Discovery of gold in the Boise Basin in 1862 brought settlement to the region again. The lower Boise River was fully contained within Boise County from 1863 until the formation of Ada County in 1864. Settlement of the lower Boise River west of Boise City was limited prior to the completion of the Oregon Short Line Railroad. Middleton was the first settlement of Canyon County, starting in 1863. The 1870 Census for Ada County listed 76 residents of the Boise Valley, excluding Boise City and the 1880 Census listed 44 residents at Middleton. The arrival of the railroad at Caldwell led to the establishment of a town there as of August 1883.

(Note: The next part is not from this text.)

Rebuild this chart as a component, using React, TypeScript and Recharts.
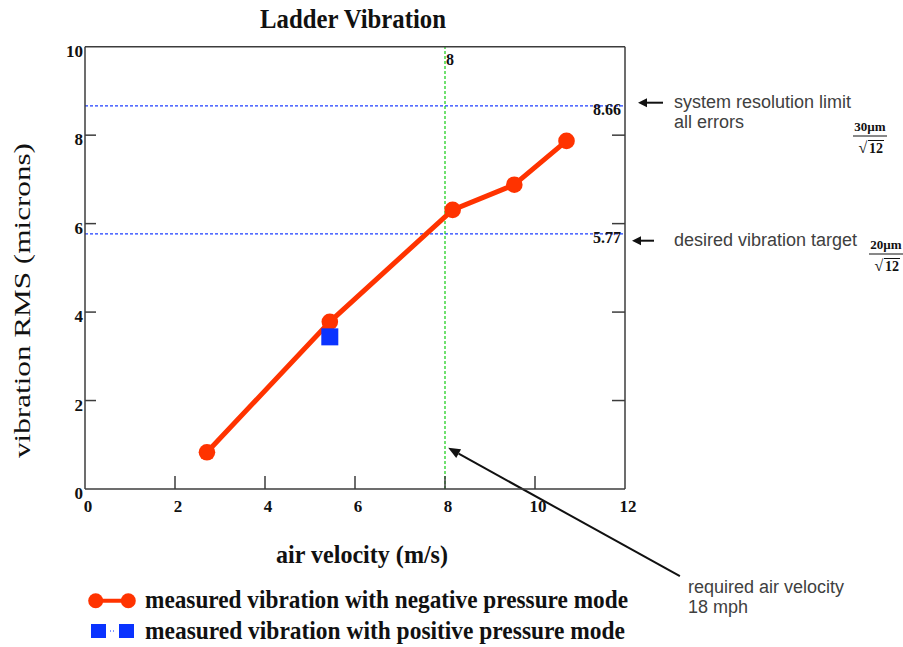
import { ComposedChart, Line, Scatter, XAxis, YAxis, ReferenceLine } from "recharts";

const velocityNegative = [2.71, 5.44, 8.17, 9.54, 10.7];
const vibrationNegative = [0.83, 3.78, 6.31, 6.88, 7.87];
const velocityPositive = [5.44];
const vibrationPositive = [3.44];
const xTicks = [0, 2, 4, 6, 8, 10, 12];
const yTicks = [0, 2, 4, 6, 8, 10];
const resolutionLimit = 8.66;
const vibrationTarget = 5.77;
const requiredVelocity = 8;
const arrowTail = { x: 13.22, y: -1.97 };
const arrowTip = { x: 8.07, y: 0.93 };

const negativeData = velocityNegative.map((x, i) => ({ x, y: vibrationNegative[i] }));
const positiveData = velocityPositive.map((x, i) => ({ x, y: vibrationPositive[i] }));

const RED = "#ff3300";
const BLUE = "#0a33ff";
const AXIS = "#3c3c3c";
const SERIF = "'Liberation Serif', 'Times New Roman', serif";
const SANS = "'Liberation Sans', Arial, sans-serif";
const GRAY = "#404040";

const LeftTick = ({ x, y, payload }: any) => (
  <g>
    {payload.value !== 0 && payload.value !== 10 && (
      <line x1={x + 2} x2={x + 13} y1={y} y2={y} stroke={AXIS} strokeWidth={1.5} />
    )}
    <text x={x} y={y + 10} textAnchor="end" fontFamily={SERIF} fontWeight="bold" fontSize={17} fill="#111">
      {payload.value}
    </text>
  </g>
);

const BottomTick = ({ x, y, payload }: any) => (
  <g>
    {payload.value !== 0 && payload.value !== 12 && (
      <line x1={x} x2={x} y1={y} y2={y - 13} stroke={AXIS} strokeWidth={1.5} />
    )}
    <text x={x + 3} y={y + 23} textAnchor="middle" fontFamily={SERIF} fontWeight="bold" fontSize={17} fill="#111">
      {payload.value}
    </text>
  </g>
);

const TopTick = ({ x, y, payload }: any) =>
  payload.value !== 0 && payload.value !== 12 ? (
    <line x1={x} x2={x} y1={y} y2={y + 14} stroke={AXIS} strokeWidth={1.5} />
  ) : (
    <g />
  );

const RightTick = ({ x, y, payload }: any) =>
  payload.value !== 0 && payload.value !== 10 ? (
    <line x1={x} x2={x - 13} y1={y} y2={y} stroke={AXIS} strokeWidth={1.5} />
  ) : (
    <g />
  );

const HLabel = ({ viewBox, value }: any) => (
  <text
    x={viewBox.x + viewBox.width - 4}
    y={viewBox.y + 9}
    textAnchor="end"
    fontFamily={SERIF}
    fontWeight="bold"
    fontSize={16}
    fill="#111"
  >
    {value}
  </text>
);

const VLabel = ({ viewBox, value }: any) => (
  <text x={viewBox.x + 5} y={viewBox.y + 18} textAnchor="middle" fontFamily={SERIF} fontWeight="bold" fontSize={16} fill="#111">
    {value}
  </text>
);

const ArrowShape = ({ x1, y1, x2, y2 }: any) => {
  const a = Math.atan2(y2 - y1, x2 - x1);
  const L = 12;
  const W = 5;
  const bx = x2 - L * Math.cos(a);
  const by = y2 - L * Math.sin(a);
  const pts = `${x2},${y2} ${bx - W * Math.sin(a)},${by + W * Math.cos(a)} ${bx + W * Math.sin(a)},${by - W * Math.cos(a)}`;
  return (
    <g>
      <line x1={x1} y1={y1} x2={bx} y2={by} stroke="#111" strokeWidth={2} />
      <polygon points={pts} fill="#111" />
    </g>
  );
};

const Square = ({ cx, cy }: any) => <rect x={cx - 8.5} y={cy - 8.5} width={17} height={17} fill={BLUE} />;

const leftArrow = (x1: number, x2: number, y: number) => (
  <g>
    <line x1={x1} x2={x2 + 8} y1={y} y2={y} stroke="#111" strokeWidth={2} />
    <polygon points={`${x2},${y} ${x2 + 9},${y - 4.5} ${x2 + 9},${y + 4.5}`} fill="#111" />
  </g>
);

const fraction = (cx: number, top: number, num: string) => (
  <g fontFamily={SERIF} fontWeight="bold" fill="#111">
    <text x={cx} y={top} textAnchor="middle" fontSize={13}>
      {num}
    </text>
    <line x1={cx - 17} x2={cx + 17} y1={top + 5} y2={top + 5} stroke="#111" strokeWidth={1} />
    <text x={cx - 7} y={top + 22} textAnchor="middle" fontSize={16} fontWeight="normal">
      {"\u221A"}
    </text>
    <line x1={cx - 2} x2={cx + 14} y1={top + 9.5} y2={top + 9.5} stroke="#111" strokeWidth={1} />
    <text x={cx + 6} y={top + 22} textAnchor="middle" fontSize={14}>
      12
    </text>
  </g>
);

export default function App() {
  return (
    <div style={{ position: "absolute", left: 0, top: 0, width: 903, height: 647, background: "#fff" }}>
      <ComposedChart width={903} height={647} margin={{ top: 36.7, right: 268, bottom: 148, left: 25 }}>
        <XAxis
          xAxisId="bottom"
          type="number"
          dataKey="x"
          domain={[0, 12]}
          ticks={xTicks}
          allowDataOverflow
          height={10}
          tickSize={0}
          tickMargin={0}
          tickLine={false}
          tick={BottomTick}
          stroke={AXIS}
          strokeWidth={1.5}
        />
        <XAxis
          xAxisId="top"
          orientation="top"
          type="number"
          domain={[0, 12]}
          ticks={xTicks}
          allowDataOverflow
          height={10}
          tickSize={0}
          tickMargin={0}
          tickLine={false}
          tick={TopTick}
          stroke={AXIS}
          strokeWidth={1.5}
        />
        <YAxis
          yAxisId="left"
          type="number"
          domain={[0, 10]}
          ticks={yTicks}
          allowDataOverflow
          width={60}
          tickSize={0}
          tickMargin={2}
          tickLine={false}
          tick={LeftTick}
          stroke={AXIS}
          strokeWidth={1.5}
        />
        <YAxis
          yAxisId="right"
          orientation="right"
          type="number"
          domain={[0, 10]}
          ticks={yTicks}
          allowDataOverflow
          width={10}
          tickSize={0}
          tickMargin={0}
          tickLine={false}
          tick={RightTick}
          stroke={AXIS}
          strokeWidth={1.5}
        />
        <ReferenceLine
          xAxisId="bottom"
          yAxisId="left"
          y={resolutionLimit}
          stroke="#1f3fff"
          strokeWidth={1.3}
          strokeDasharray="3 2"
          label={<HLabel value={resolutionLimit.toFixed(2)} />}
        />
        <ReferenceLine
          xAxisId="bottom"
          yAxisId="left"
          y={vibrationTarget}
          stroke="#1f3fff"
          strokeWidth={1.3}
          strokeDasharray="3 2"
          label={<HLabel value={vibrationTarget.toFixed(2)} />}
        />
        <ReferenceLine
          xAxisId="bottom"
          yAxisId="left"
          x={requiredVelocity}
          stroke="#11cc11"
          strokeWidth={1.2}
          strokeDasharray="3 2"
          label={<VLabel value={requiredVelocity} />}
        />
        <ReferenceLine
          xAxisId="bottom"
          yAxisId="left"
          segment={[arrowTail, arrowTip]}
          ifOverflow="visible"
          shape={ArrowShape}
        />
        <Line
          xAxisId="bottom"
          yAxisId="left"
          data={negativeData}
          dataKey="y"
          stroke={RED}
          strokeWidth={5}
          dot={{ r: 8.3, fill: RED, stroke: "none" }}
          isAnimationActive={false}
        />
        <Scatter
          xAxisId="bottom"
          yAxisId="left"
          data={positiveData}
          dataKey="y"
          fill={BLUE}
          shape={Square}
          isAnimationActive={false}
        />
      </ComposedChart>
      <svg width={903} height={647} style={{ position: "absolute", left: 0, top: 0, pointerEvents: "none" }}>
        <text
          x={353}
          y={28}
          textAnchor="middle"
          fontFamily={SERIF}
          fontWeight="bold"
          fontSize={27}
          fill="#111"
          textLength={186}
          lengthAdjust="spacingAndGlyphs"
        >
          Ladder Vibration
        </text>
        <text
          transform="translate(30, 300.5) rotate(-90)"
          textAnchor="middle"
          fontFamily={SERIF}
          fontSize={24}
          fill="#111"
          textLength={315}
          lengthAdjust="spacingAndGlyphs"
        >
          vibration RMS (microns)
        </text>
        <text
          x={362}
          y={563}
          textAnchor="middle"
          fontFamily={SERIF}
          fontWeight="bold"
          fontSize={26}
          fill="#111"
          textLength={172}
          lengthAdjust="spacingAndGlyphs"
        >
          air velocity (m/s)
        </text>

        {leftArrow(663, 638, 102.7)}
        <text x={674} y={108} fontFamily={SANS} fontSize={18} fill={GRAY}>
          system resolution limit
        </text>
        <text x={674} y={128} fontFamily={SANS} fontSize={18} fill={GRAY}>
          all errors
        </text>
        {fraction(870, 131, "30\u00B5m")}

        {leftArrow(654, 632, 240.7)}
        <text x={674} y={246} fontFamily={SANS} fontSize={18} fill={GRAY}>
          desired vibration target
        </text>
        {fraction(886, 249, "20\u00B5m")}

        <text x={688} y={593} fontFamily={SANS} fontSize={18} fill={GRAY}>
          required air velocity
        </text>
        <text x={688} y={613} fontFamily={SANS} fontSize={18} fill={GRAY}>
          18 mph
        </text>

        <line x1={95.7} x2={128.3} y1={600.7} y2={600.7} stroke={RED} strokeWidth={4} />
        <circle cx={95.7} cy={600.7} r={7.5} fill={RED} />
        <circle cx={128.3} cy={600.7} r={7.5} fill={RED} />
        <text
          x={145}
          y={608}
          fontFamily={SERIF}
          fontWeight="bold"
          fontSize={25}
          fill="#111"
          textLength={483}
          lengthAdjust="spacingAndGlyphs"
        >
          measured vibration with negative pressure mode
        </text>

        <rect x={91} y={624} width={15} height={14} fill={BLUE} />
        <rect x={119} y={624} width={15} height={14} fill={BLUE} />
        <line x1={110} x2={115} y1={631} y2={631} stroke={BLUE} strokeWidth={1} strokeDasharray="1 2" />
        <text
          x={145}
          y={639}
          fontFamily={SERIF}
          fontWeight="bold"
          fontSize={25}
          fill="#111"
          textLength={480}
          lengthAdjust="spacingAndGlyphs"
        >
          measured vibration with positive pressure mode
        </text>
      </svg>
    </div>
  );
}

Businessmen James A. McGee and Alexander Duffes filed the plat for nearby Nampa in 1886. Parma was settled around the same time, with the Old Fort Boise post office being moved to the town's location; it was incorporated in 1904. Ada County established precincts for each of the settlements with a combined 1890 Census population of 2,311. Significant settlement of Greenleaf and Notus started around 1904 with the two settlements listed as precincts at the 1910 census. Notus was incorporated in 1921 while Greenleaf was incorporated prior to 1980. Melba was incorporated in 1912 while Wilder was incorporated in 1919. The City of Star annexed a portion of territory in northeast Canyon County prior to 2007, becoming the county's ninth incorporated city. The majority of Star is located within Ada County.

The Idaho Legislature created Canyon County from Ada County in an act approved March 7, 1891, effective at the November 26, 1892 election. Caldwell was established as the county seat. The county originally contained all of Canyon and Payette counties and part of Gem; Gem County formed in 1915 and Payette County in 1917. Some sources attribute the name to the canyon of the Boise River near Caldwell, while western writers John Rees and Vardis Fisher believed it was named for the Snake River canyon, which forms a natural boundary with Owyhee County to the south and west.

Geography
According to the U.S. Census Bureau, the county has a total area of , of which  is land and  (2.7%) is water.

Adjacent counties
Payette County (north)
Gem County (northeast)
Ada County (east)
Owyhee County (south)
Malheur County, Oregon (west)

National protected areas
 Deer Flat National Wildlife Refuge (part)
 Snake River Birds of Prey National Conservation Area (part)

Major highways

  Interstate 84
  US 20
  US 26
  US 30
  US 95
  SH-19
  SH-44
  SH-45
  SH-55

Demographics

2000 census
At the 2000 census, there were 131,441 people, 45,018 households and 33,943 families living in the county. The population density was 223/square mile (86/square km). There were 47,965 housing units at an average density of 81/square mile (31/square km). The racial makeup of the county was 83.10% White, 0.32% Black or African American, 0.85% Native American, 0.80% Asian, 0.13% Pacific Islander, 12.17% from other races, and 2.62% from two or more races. Hispanic or Latino of any race were 18.61% of the population. 15.9% were of German, 12.7% English, 10.3% American and 7.6% Irish ancestry.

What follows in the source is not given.